Some types of reduced-order models define operators with fixed base names but do so using the reduced-order model feature namespace. For example, reduced-order models that are capable of reconstructing the complete solution vector define <rom>.eval(<expr>) which evaluates the expression
<expr> using the reconstructed solution. Note that the expression
<expr> is interpreted in the context of the unreduced model. When used in a domain evaluation, expression values are computed at corresponding locations in the unreduced model (whose mesh is stored with the reduced-order model). In these respects,
<rom>.eval(<expr>) operates in the same way as the
withsol operator used for retrieving expression values from a specified solution.

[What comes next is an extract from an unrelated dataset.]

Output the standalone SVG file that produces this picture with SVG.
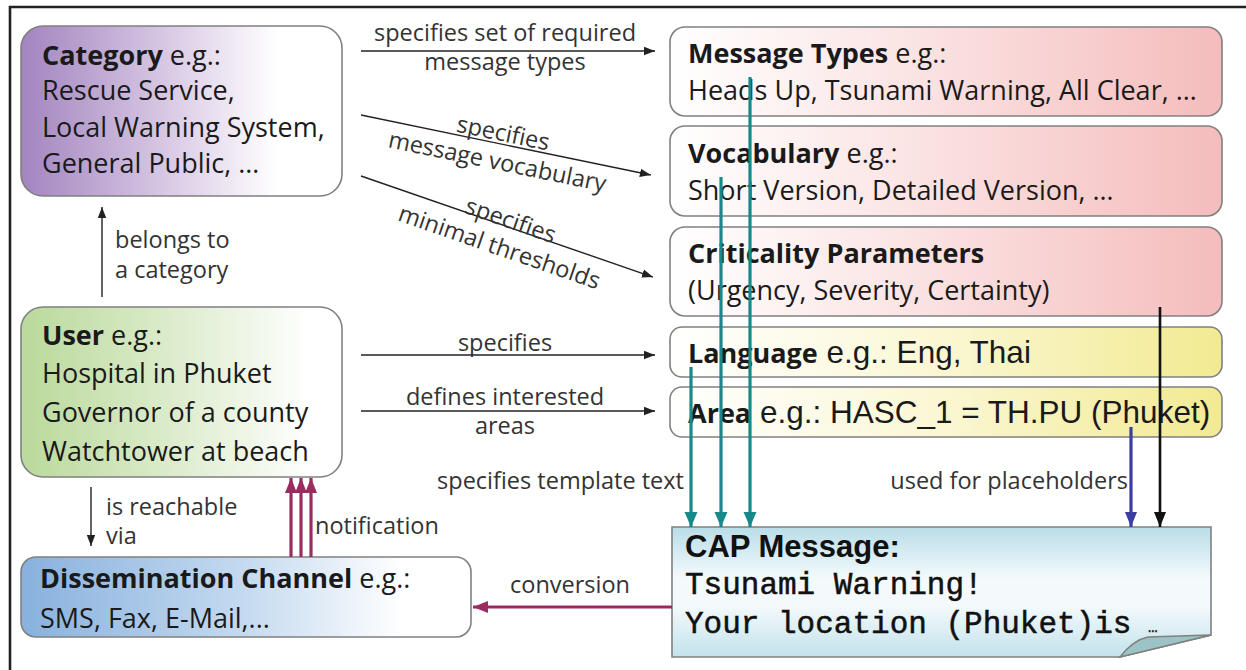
<svg xmlns="http://www.w3.org/2000/svg" width="1246" height="670" viewBox="0 0 1246 670">
<defs>
<style>
.node{stroke:#808080;stroke-width:1.6}
.t{font-family:"Open Sans","Noto Sans",sans-serif;font-size:27px;fill:#1a1a1a}
.b{font-weight:bold}
.ar{font-family:"Liberation Sans",Arial,sans-serif;font-size:31.5px}
.lbl{font-family:"Open Sans","Noto Sans",sans-serif;font-size:23.5px;fill:#333}
.thin{stroke:#222;stroke-width:1.4;fill:none}
.teal{stroke:#16898a;stroke-width:3.2;fill:none}
.pur{stroke:#9a2d60;stroke-width:3.2;fill:none}
.blue{stroke:#3b3ea0;stroke-width:3.2;fill:none}
.blk{stroke:#111;stroke-width:2.6;fill:none}
.cap{font-family:"Liberation Sans",Arial,sans-serif;font-weight:bold;font-size:31px;fill:#111}
.mono{font-family:"Liberation Mono","Courier New",monospace;font-size:31px;fill:#111;stroke:#111;stroke-width:0.5}
</style>
<linearGradient id="gPur" x1="0" y1="0" x2="1" y2="0"><stop offset="0" stop-color="#a284bf"/><stop offset="0.45" stop-color="#d8c8e4"/><stop offset="0.8" stop-color="#ffffff"/></linearGradient>
<linearGradient id="gGrn" x1="0" y1="0" x2="1" y2="0"><stop offset="0" stop-color="#bad99b"/><stop offset="0.5" stop-color="#deedcf"/><stop offset="0.9" stop-color="#ffffff"/></linearGradient>
<linearGradient id="gBlu" x1="0" y1="0" x2="1" y2="0"><stop offset="0" stop-color="#88b1de"/><stop offset="0.5" stop-color="#c5daf0"/><stop offset="0.85" stop-color="#ffffff"/></linearGradient>
<linearGradient id="gPnk" x1="0" y1="0" x2="1" y2="0"><stop offset="0" stop-color="#ffffff"/><stop offset="0.45" stop-color="#fbe3e3"/><stop offset="1" stop-color="#f5bcbc"/></linearGradient>
<linearGradient id="gYel" x1="0" y1="0" x2="1" y2="0"><stop offset="0" stop-color="#ffffff"/><stop offset="0.45" stop-color="#fbf8d8"/><stop offset="1" stop-color="#f2ea92"/></linearGradient>
<linearGradient id="gCap" x1="0" y1="0" x2="0" y2="1"><stop offset="0" stop-color="#b9dde8"/><stop offset="0.4" stop-color="#f4fafc"/><stop offset="0.6" stop-color="#f4fafc"/><stop offset="1" stop-color="#c3e2eb"/></linearGradient>
<marker id="mThin" markerUnits="userSpaceOnUse" markerWidth="12" markerHeight="10" refX="11" refY="5" orient="auto"><path d="M0,0.8 L11,5 L0,9.2 Z" fill="#222"/></marker>
<marker id="mTeal" markerUnits="userSpaceOnUse" markerWidth="16" markerHeight="14" refX="15" refY="7" orient="auto"><path d="M0,0.5 L15,7 L0,13.5 Z" fill="#16898a"/></marker>
<marker id="mPur" markerUnits="userSpaceOnUse" markerWidth="16" markerHeight="14" refX="15" refY="7" orient="auto"><path d="M0,1 L15,7 L0,13 Z" fill="#9a2d60"/></marker>
<marker id="mBlue" markerUnits="userSpaceOnUse" markerWidth="16" markerHeight="14" refX="15" refY="7" orient="auto"><path d="M0,1 L15,7 L0,13 Z" fill="#3b3ea0"/></marker>
<marker id="mBlk" markerUnits="userSpaceOnUse" markerWidth="16" markerHeight="14" refX="15" refY="7" orient="auto"><path d="M0,1 L15,7 L0,13 Z" fill="#111"/></marker>
</defs>
<rect x="0" y="0" width="1246" height="670" fill="#ffffff"/>
<path d="M10,672 V7 H1248" fill="none" stroke="#222" stroke-width="2.6"/>

<g id="category">
<rect class="node" x="21" y="26" width="321" height="170" rx="22" fill="url(#gPur)"/>
<text class="t" x="42" y="65"><tspan class="b">Category</tspan> e.g.:</text>
<text class="t" x="42" y="100">Rescue Service,</text>
<text class="t" x="42" y="137">Local Warning System,</text>
<text class="t" x="42" y="173">General Public, …</text>
</g>
<g id="user">
<rect class="node" x="21" y="307" width="321" height="170" rx="22" fill="url(#gGrn)"/>
<text class="t" x="42" y="345"><tspan class="b">User</tspan> e.g.:</text>
<text class="t" x="42" y="383">Hospital in Phuket</text>
<text class="t" x="42" y="422">Governor of a county</text>
<text class="t" x="42" y="461">Watchtower at beach</text>
</g>
<g id="dissemination">
<rect class="node" x="21" y="557" width="450" height="80" rx="15" fill="url(#gBlu)"/>
<text class="t" x="40" y="588"><tspan class="b">Dissemination Channel</tspan> e.g.:</text>
<text class="t" x="40" y="628">SMS, Fax, E-Mail,...</text>
</g>
<g id="messagetypes">
<rect class="node" x="670" y="27" width="552" height="89" rx="15" fill="url(#gPnk)"/>
<text class="t" x="688" y="63"><tspan class="b">Message Types</tspan> e.g.:</text>
<text class="t" x="688" y="100">Heads Up, Tsunami Warning, All Clear, …</text>
</g>
<g id="vocabulary">
<rect class="node" x="670" y="126" width="552" height="90" rx="15" fill="url(#gPnk)"/>
<text class="t" x="688" y="163"><tspan class="b">Vocabulary</tspan> e.g.:</text>
<text class="t" x="688" y="200">Short Version, Detailed Version, …</text>
</g>
<g id="criticality">
<rect class="node" x="670" y="227" width="552" height="89" rx="15" fill="url(#gPnk)"/>
<text class="t" x="688" y="263"><tspan class="b">Criticality Parameters</tspan></text>
<text class="t" x="688" y="300">(Urgency, Severity, Certainty)</text>
</g>
<g id="language">
<rect class="node" x="670" y="327" width="552" height="50" rx="12" fill="url(#gYel)"/>
<text class="t" x="688" y="363"><tspan class="b">Language</tspan><tspan class="ar"> e.g.: Eng, Thai</tspan></text>
</g>
<g id="area">
<rect class="node" x="670" y="387" width="552" height="50" rx="12" fill="url(#gYel)"/>
<text class="t" x="688" y="423"><tspan class="b">Area</tspan><tspan class="ar"> e.g.: HASC_1 = TH.PU (Phuket)</tspan></text>
</g>
<g id="capmessage">
<path class="node" d="M672,527 H1211 V635 L1120,657 H672 Z" fill="url(#gCap)"/>
<path d="M1120,657 Q1133,640 1148,637 L1211,635 Z" fill="#9cc4c7" stroke="#808080" stroke-width="1.4"/>
<text class="cap" x="685" y="557">CAP Message:</text>
<text class="mono" x="685" y="594">Tsunami Warning!</text>
<text class="mono" x="685" y="633">Your location (Phuket)is</text>
<text class="mono" x="1148" y="632" style="font-size:16px;stroke-width:0.3">…</text>
</g>

<g id="connectors">
<line class="thin" x1="361" y1="51" x2="655" y2="51" marker-end="url(#mThin)"/>
<text class="lbl" x="505" y="41" text-anchor="middle">specifies set of required</text>
<text class="lbl" x="505" y="70" text-anchor="middle">message types</text>
<g transform="translate(361,115) rotate(11.7)">
<line class="thin" x1="0" y1="0" x2="296" y2="0" marker-end="url(#mThin)"/>
<text class="lbl" x="143" y="-3" text-anchor="middle">specifies</text>
<text class="lbl" x="143" y="26" text-anchor="middle">message vocabulary</text>
</g>
<g transform="translate(361,176) rotate(19.1)">
<line class="thin" x1="0" y1="0" x2="309" y2="0" marker-end="url(#mThin)"/>
<text class="lbl" x="156" y="1" text-anchor="middle">specifies</text>
<text class="lbl" x="154" y="30" text-anchor="middle">minimal thresholds</text>
</g>
<line class="thin" x1="102" y1="297" x2="102" y2="207" marker-end="url(#mThin)"/>
<text class="lbl" x="115" y="248">belongs to</text>
<text class="lbl" x="115" y="278">a category</text>
<line class="thin" x1="361" y1="355" x2="655" y2="355" marker-end="url(#mThin)"/>
<text class="lbl" x="505" y="351" text-anchor="middle">specifies</text>
<line class="thin" x1="361" y1="411" x2="655" y2="411" marker-end="url(#mThin)"/>
<text class="lbl" x="505" y="405" text-anchor="middle">defines interested</text>
<text class="lbl" x="505" y="434" text-anchor="middle">areas</text>
<line class="thin" x1="91" y1="487" x2="91" y2="546" marker-end="url(#mThin)"/>
<text class="lbl" x="106" y="515">is reachable</text>
<text class="lbl" x="106" y="544">via</text>
<line class="pur" x1="291" y1="557" x2="291" y2="478" marker-end="url(#mPur)"/>
<line class="pur" x1="301" y1="557" x2="301" y2="478" marker-end="url(#mPur)"/>
<line class="pur" x1="311" y1="557" x2="311" y2="478" marker-end="url(#mPur)"/>
<text class="lbl" x="315" y="534">notification</text>
<line class="pur" x1="672" y1="607" x2="473" y2="607" marker-end="url(#mPur)"/>
<text class="lbl" x="570" y="593" text-anchor="middle">conversion</text>
<line class="teal" x1="750" y1="77" x2="750" y2="527" marker-end="url(#mTeal)"/>
<line class="teal" x1="721" y1="177" x2="721" y2="527" marker-end="url(#mTeal)"/>
<line class="teal" x1="691" y1="367" x2="691" y2="527" marker-end="url(#mTeal)"/>
<text class="lbl" x="684" y="489" text-anchor="end">specifies template text</text>
<line class="blue" x1="1131" y1="427" x2="1131" y2="527" marker-end="url(#mBlue)"/>
<text class="lbl" x="1128" y="489" text-anchor="end">used for placeholders</text>
<line class="blk" x1="1160" y1="307" x2="1160" y2="527" marker-end="url(#mBlk)"/>
</g>
</svg>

The eval operator defined by a reduced-order model using a stateful interface supports a complete Jacobian with respect to the reduced-order model states. This means, in practice, that it can be used for creating bidirectional couplings between a reduced-order model and the main calling model (or another reduced-order model). Not only can the
eval operator be used in other equations. It is also possible to use
test(<rom>.eval(<expr>)) to effectively modify the reduced-order equations defined by the reduced-order model.
Reduced-order models using a stateful interface define the operator <rom>.state(<index>), which provide direct access to the states declared by the reduced-order model and solved by the main solver. In situations when the states have well-defined physical meaning this can be used for adding constraints or loads directly to the states, for example.